WRITTEN TASK
Reproduce every line in the listing that contains the word "chart".

start TASK INPUT

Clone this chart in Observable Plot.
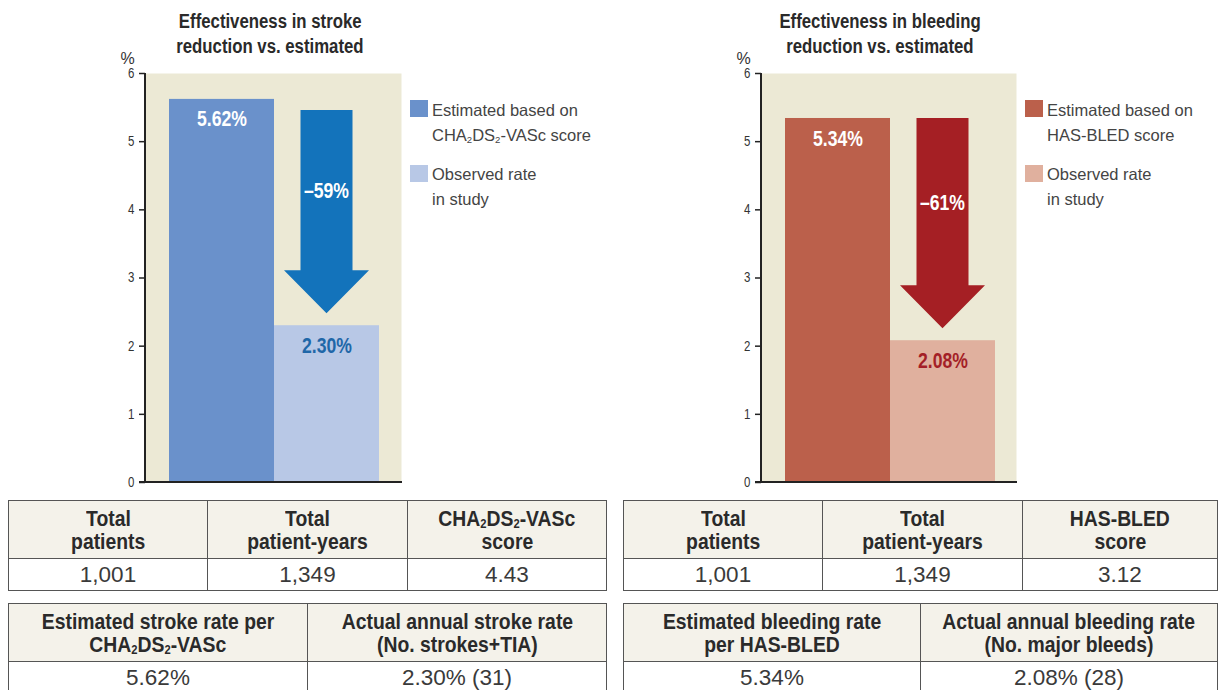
<!DOCTYPE html>
<html>
<head>
<meta charset="utf-8">
<script src="https://cdn.jsdelivr.net/npm/d3@7"></script>
<script src="https://cdn.jsdelivr.net/npm/@observablehq/plot@0.6"></script>
<style>
  html, body { margin: 0; padding: 0; background: #fff; }
  #root { position: relative; width: 1218px; height: 690px; overflow: hidden; background: #fff;
          font-family: "Liberation Sans", Arial, sans-serif; color: #333; }
  .abs { position: absolute; }
  .sq { display: inline-block; transform-origin: 50% 50%; white-space: nowrap; }
  .title { font-weight: bold; font-size: 19.5px; line-height: 25px; text-align: center; color: #2a2a2a; }
  .title .sq { transform: scaleX(0.86); }
  .legend-sw { position: absolute; width: 18px; height: 17px; }
  .legend-tx { position: absolute; font-size: 16.5px; line-height: 25px; color: #444; white-space: nowrap; }
  table.t { position: absolute; border-collapse: collapse; table-layout: fixed; }
  table.t td { border: 1.5px solid #555; text-align: center; padding: 0; overflow: visible; }
  table.t tr.h td { background: #f4f2ea; font-weight: bold; font-size: 22px; line-height: 23px; color: #2a2a2a; }
  table.t tr.h .sq { transform: scaleX(0.88); line-height: 22px; }
  table.t tr.v td { background: #fff; font-size: 22.5px; line-height: 24px; color: #3a3a3a; }
  sub { font-size: 0.58em; vertical-align: -0.16em; line-height: 0; }
</style>
</head>
<body>
<div id="root"></div>
<script>
// ---------------- DATA ----------------
const categories = ["Estimated", "Observed"];
const strokeValues = [5.62, 2.30];
const strokeLabels = ["5.62%", "2.30%"];
const strokeReduction = "\u201359%";
const bleedValues = [5.34, 2.08];
const bleedLabels = ["5.34%", "2.08%"];
const bleedReduction = "\u201361%";
const yTicks = [0, 1, 2, 3, 4, 5, 6];

const strokeTitle = ["Effectiveness in stroke", "reduction vs. estimated"];
const bleedTitle = ["Effectiveness in bleeding", "reduction vs. estimated"];
const strokeLegend = ["Estimated based on<br>CHA<sub>2</sub>DS<sub>2</sub>-VASc score", "Observed rate<br>in study"];
const bleedLegend = ["Estimated based on<br>HAS-BLED score", "Observed rate<br>in study"];

const strokeTable1Head = [["Total", "patients"], ["Total", "patient-years"], ["CHA<sub>2</sub>DS<sub>2</sub>-VASc", "score"]];
const strokeTable1Vals = ["1,001", "1,349", "4.43"];
const strokeTable2Head = [["Estimated stroke rate per", "CHA<sub>2</sub>DS<sub>2</sub>-VASc"], ["Actual annual stroke rate", "(No. strokes+TIA)"]];
const strokeTable2Vals = ["5.62%", "2.30% (31)"];

const bleedTable1Head = [["Total", "patients"], ["Total", "patient-years"], ["HAS-BLED", "score"]];
const bleedTable1Vals = ["1,001", "1,349", "3.12"];
const bleedTable2Head = [["Estimated bleeding rate", "per HAS-BLED"], ["Actual annual bleeding rate", "(No. major bleeds)"]];
const bleedTable2Vals = ["5.34%", "2.08% (28)"];

// ---------------- STYLES ----------------
const FONT = '"Liberation Sans", Arial, sans-serif';
const BEIGE = "#ece9d5";
const panels = [
  {
    left: 0, width: 610, marginLeft: 145, marginRight: 209,
    values: strokeValues, labels: strokeLabels, reduction: strokeReduction,
    colors: ["#6a91cb", "#b8c8e6"], labelColors: ["#ffffff", "#1f67a8"],
    arrowColor: "#1373bb", arrowTopOffset: 11,
    title: strokeTitle, titleCenter: 270, legend: strokeLegend, legendX: 410,
    t1: {x: 8, w: [199, 200, 199], head: strokeTable1Head, vals: strokeTable1Vals},
    t2: {x: 8, w: [299, 299], head: strokeTable2Head, vals: strokeTable2Vals}
  },
  {
    left: 615, width: 603, marginLeft: 146, marginRight: 202,
    values: bleedValues, labels: bleedLabels, reduction: bleedReduction,
    colors: ["#bb604b", "#e0b09e"], labelColors: ["#ffffff", "#a41f27"],
    arrowColor: "#a51f24", arrowTopOffset: 0,
    title: bleedTitle, titleCenter: 880, legend: bleedLegend, legendX: 1025,
    t1: {x: 623, w: [199, 200, 195], head: bleedTable1Head, vals: bleedTable1Vals},
    t2: {x: 623, w: [297, 297], head: bleedTable2Head, vals: bleedTable2Vals}
  }
];

const root = document.getElementById("root");

function arrowAndAxis(cfg) {
  return (index, scales, values, dims) => {
    const x = scales.x, y = scales.y;
    const bw = typeof x.bandwidth === "function" ? x.bandwidth() : x.bandwidth;
    const cx = x(categories[1]) + bw / 2;
    const top = y(cfg.values[0]) + cfg.arrowTopOffset;
    const tip = y(cfg.values[1]) - 12;
    const headTop = tip - 43;
    const sw = 26, hw = 42.5;
    const g = d3.create("svg:g");
    g.append("path")
      .attr("d", `M${cx - sw},${top}H${cx + sw}V${headTop}H${cx + hw}L${cx},${tip}L${cx - hw},${headTop}H${cx - sw}Z`)
      .attr("fill", cfg.arrowColor);
    g.append("text")
      .attr("x", cx).attr("y", (top + headTop) / 2).attr("dy", "0.36em")
      .attr("text-anchor", "middle").attr("fill", "#fff")
      .attr("font-family", FONT).attr("font-weight", "bold").attr("font-size", 22)
      .text(cfg.reduction);
    const x0 = dims.marginLeft, x1 = dims.width - dims.marginRight;
    g.append("line").attr("x1", x0).attr("x2", x0).attr("y1", y(6)).attr("y2", y(0))
      .attr("stroke", "#222").attr("stroke-width", 2);
    g.append("line").attr("x1", x0 - 6).attr("x2", x1 + 1).attr("y1", y(0)).attr("y2", y(0))
      .attr("stroke", "#222").attr("stroke-width", 2);
    return g.node();
  };
}

function condense(svg, k, kBig) {
  svg.querySelectorAll("text").forEach(t => {
    const size = parseFloat(t.getAttribute("font-size") || getComputedStyle(t).fontSize);
    const f = size >= 20 ? kBig : k;
    const L = t.getComputedTextLength();
    if (L > 0 && t.textContent.trim() !== "%") {
      t.setAttribute("textLength", (L * f).toFixed(2));
      t.setAttribute("lengthAdjust", "spacingAndGlyphs");
    }
  });
}

panels.forEach(cfg => {
  const data = categories.map((c, i) => ({
    cat: c, value: cfg.values[i], label: cfg.labels[i],
    fill: cfg.colors[i], labelColor: cfg.labelColors[i]
  }));
  const chart = Plot.plot({
    width: cfg.width, height: 495,
    marginLeft: cfg.marginLeft, marginRight: cfg.marginRight, marginTop: 73, marginBottom: 13,
    style: {fontFamily: FONT, fontSize: "14px", color: "#333", background: "transparent", overflow: "visible"},
    x: {domain: categories, paddingInner: 0, paddingOuter: 0.213, align: 0.53, axis: null},
    y: {domain: [0, 6], label: null},
    color: {type: "identity"},
    marks: [
      Plot.frame({fill: BEIGE, stroke: "none"}),
      Plot.barY(data, {x: "cat", y: "value", fill: "fill", inset: 0}),
      Plot.text(data, {x: "cat", y: "value", text: "label", fill: "labelColor", dy: 20,
        fontSize: 22, fontWeight: "bold", fontFamily: FONT}),
      Plot.axisY({ticks: yTicks, tickFormat: d3.format("d"), tickSize: 6, tickPadding: 5, strokeWidth: 1.5, stroke: "#222",
        fill: "#333", fontSize: 14, label: null}),
      Plot.text(["%"], {frameAnchor: "top-left", textAnchor: "middle", text: d => d, dx: -18, dy: -21, fontSize: 16, fill: "#333"}),
      arrowAndAxis(cfg)
    ]
  });
  const holder = document.createElement("div");
  holder.className = "abs";
  holder.style.left = cfg.left + "px";
  holder.style.top = "0px";
  holder.appendChild(chart);
  root.appendChild(holder);
  condense(chart, 0.82, 0.8);

  // title
  const t = document.createElement("div");
  t.className = "abs title";
  t.style.left = (cfg.titleCenter - 160) + "px";
  t.style.width = "320px";
  t.style.top = "9px";
  t.innerHTML = cfg.title.map(s => `<span class="sq">${s}</span>`).join("<br>");
  root.appendChild(t);

  // legend
  cfg.legend.forEach((txt, i) => {
    const sw = document.createElement("div");
    sw.className = "legend-sw";
    sw.style.left = cfg.legendX + "px";
    sw.style.top = (100 + i * 65) + "px";
    sw.style.background = cfg.colors[i];
    root.appendChild(sw);
    const tx = document.createElement("div");
    tx.className = "legend-tx";
    tx.style.left = (cfg.legendX + 22) + "px";
    tx.style.top = (98 + i * 64) + "px";
    tx.innerHTML = txt;
    root.appendChild(tx);
  });

  // tables
  function makeTable(spec, top, headH, valH) {
    const tb = document.createElement("table");
    tb.className = "t";
    tb.style.left = spec.x + "px";
    tb.style.top = top + "px";
    const total = spec.w.reduce((a, b) => a + b, 0);
    tb.style.width = total + "px";
    const cg = document.createElement("colgroup");
    spec.w.forEach(w => { const c = document.createElement("col"); c.style.width = w + "px"; cg.appendChild(c); });
    tb.appendChild(cg);
    const hr = document.createElement("tr"); hr.className = "h";
    spec.head.forEach(h => {
      const td = document.createElement("td"); td.style.height = headH + "px";
      td.innerHTML = h.map(s => `<span class="sq">${s}</span>`).join("<br>");
      hr.appendChild(td);
    });
    const vr = document.createElement("tr"); vr.className = "v";
    spec.vals.forEach(v => { const td = document.createElement("td"); td.style.height = valH + "px"; td.textContent = v; vr.appendChild(td); });
    tb.appendChild(hr); tb.appendChild(vr);
    root.appendChild(tb);
  }
  makeTable(cfg.t1, 500, 57, 31);
  makeTable(cfg.t2, 603, 57, 31);
});
</script>
</body>
</html>
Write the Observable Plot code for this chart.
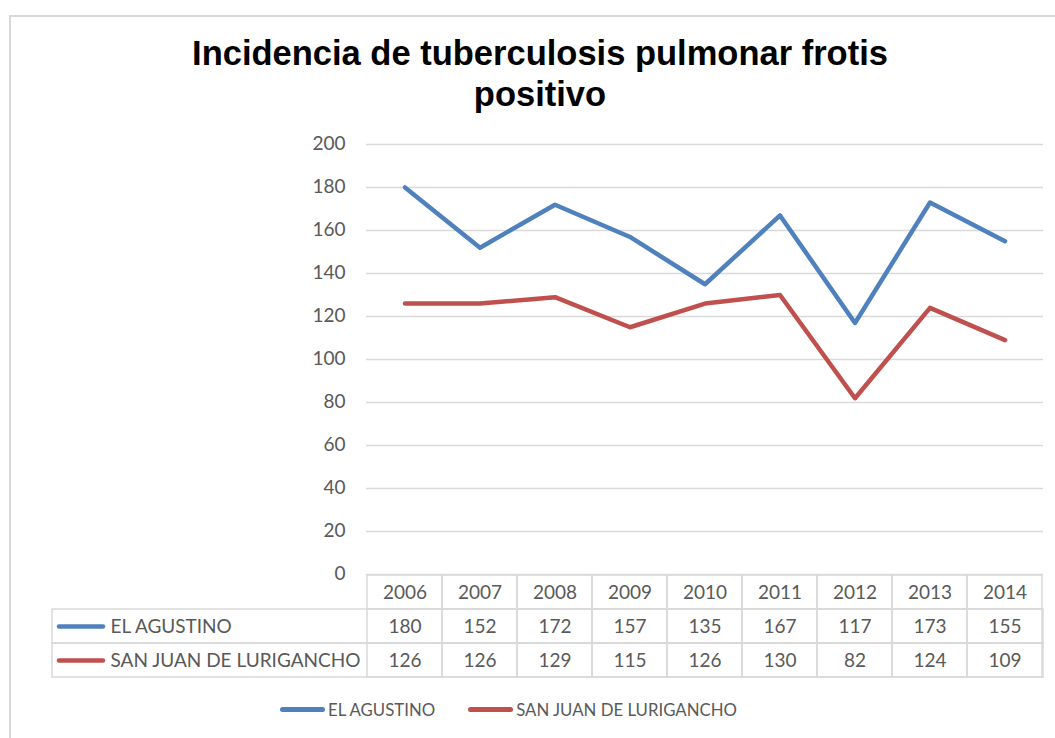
<!DOCTYPE html>
<html>
<head>
<meta charset="utf-8">
<script src="https://cdn.jsdelivr.net/npm/d3@7"></script>
<script src="https://cdn.jsdelivr.net/npm/@observablehq/plot@0.6"></script>
<style>
  html, body { margin: 0; padding: 0; background: #fff; overflow: hidden; }
  #root { position: relative; width: 1055px; height: 738px; overflow: hidden; font-family: Lato, "Open Sans", sans-serif; }
  #frame { position: absolute; left: 9px; top: 15px; width: 1070px; height: 760px; border: 2px solid #d9d9d9; box-sizing: border-box; pointer-events: none; }
  #title { position: absolute; left: 0; width: 1080px; top: 33px; text-align: center; font-family: "Liberation Sans", Arial, sans-serif; font-weight: bold; font-size: 34.5px; line-height: 41px; color: #000; }
  #main, #table { position: absolute; left: 0; }
  #main { top: 0; }
  #table { top: 573px; }
  #legend { position: absolute; top: 699px; left: 280px; display: flex; align-items: center; font-size: 16.8px; color: #595959; }
  .sw { display: inline-block; width: 45px; height: 4.5px; border-radius: 3px; margin-right: 3px; }
  .item { display: flex; align-items: center; margin-right: 33px; }
</style>
</head>
<body>
<div id="root">
  <div id="main"></div>
  <div id="table"></div>
  <div id="legend"></div>
  <div id="title">Incidencia de tuberculosis pulmonar frotis<br>positivo</div>
  <div id="frame"></div>
</div>
<script>
const years = [2006, 2007, 2008, 2009, 2010, 2011, 2012, 2013, 2014];
const seriesNames = ["EL AGUSTINO", "SAN JUAN DE LURIGANCHO"];
const elAgustino = [180, 152, 172, 157, 135, 167, 117, 173, 155];
const sanJuan = [126, 126, 129, 115, 126, 130, 82, 124, 109];
const seriesColors = ["#4f81bd", "#c0504d"];
const yTicks = [0, 20, 40, 60, 80, 100, 120, 140, 160, 180, 200];

const seriesValues = [elAgustino, sanJuan];
const data = [];
seriesNames.forEach((s, i) => years.forEach((y, j) => data.push({year: y, series: s, value: seriesValues[i][j]})));

const textColor = "#595959";
const gridColor = "#d9d9d9";

const main = Plot.plot({
  width: 1055,
  height: 600,
  marginLeft: 366,
  marginRight: 12,
  marginTop: 144,
  marginBottom: 26,
  style: {background: "transparent", fontFamily: "Lato, 'Open Sans', sans-serif", fontSize: "19px", color: textColor},
  x: {type: "band", domain: years, padding: 0, axis: null},
  y: {domain: [0, 200], ticks: yTicks},
  color: {domain: seriesNames, range: seriesColors},
  marks: [
    Plot.gridY(yTicks, {stroke: gridColor, strokeOpacity: 1, strokeWidth: 1.5}),
    Plot.axisY(yTicks, {tickSize: 0, tickPadding: 21, fill: textColor, fontSize: 19, label: null, dy: -1}),
    Plot.line(data, {x: "year", y: "value", z: "series", stroke: "series", strokeWidth: 4.5, strokeLinejoin: "round", strokeLinecap: "round"})
  ]
});
document.getElementById("main").appendChild(main);

const rows = ["hdr", ...seriesNames];
const cells = [];
rows.forEach(r => years.forEach(y => cells.push({row: r, year: y})));

const table = Plot.plot({
  width: 1055,
  height: 106,
  marginLeft: 52,
  marginRight: 12,
  marginTop: 1,
  marginBottom: 2,
  style: {background: "transparent", fontFamily: "Lato, 'Open Sans', sans-serif", fontSize: "19px", color: textColor},
  x: {type: "band", domain: years, range: [366, 1043], padding: 0, axis: null},
  y: {type: "band", domain: rows, padding: 0, axis: null},
  color: {domain: seriesNames, range: seriesColors},
  marks: [
    Plot.rect(seriesNames, {y: d => d, stroke: gridColor, strokeWidth: 1.5, fill: "none"}),
    Plot.cell(cells, {x: "year", y: "row", stroke: gridColor, strokeWidth: 1.5, fill: "none"}),
    Plot.text(years, {x: d => d, y: () => "hdr", text: d => String(d), fill: textColor, fontSize: 19}),
    Plot.text(data, {x: "year", y: "series", text: d => String(d.value), fill: textColor, fontSize: 19}),
    Plot.ruleY(seriesNames, {y: d => d, stroke: d => d, strokeWidth: 4.5, strokeLinecap: "round", insetLeft: 7, insetRight: 940}),
    Plot.text(seriesNames, {y: d => d, text: d => d, frameAnchor: "left", textAnchor: "start", dx: 58, fill: textColor, fontSize: 19})
  ]
});
document.getElementById("table").appendChild(table);

const legend = document.getElementById("legend");
seriesNames.forEach((s, i) => {
  const item = document.createElement("div");
  item.className = "item";
  const sw = document.createElement("span");
  sw.className = "sw";
  sw.style.background = seriesColors[i];
  const label = document.createElement("span");
  label.textContent = s;
  item.appendChild(sw);
  item.appendChild(label);
  legend.appendChild(item);
});
</script>
</body>
</html>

end TASK INPUT

EXERCISE RESPONSE
Clone this chart in Observable Plot.
  const chart = Plot.plot({
  holder.appendChild(chart);
  condense(chart, 0.82, 0.8);
Write the Observable Plot code for this chart.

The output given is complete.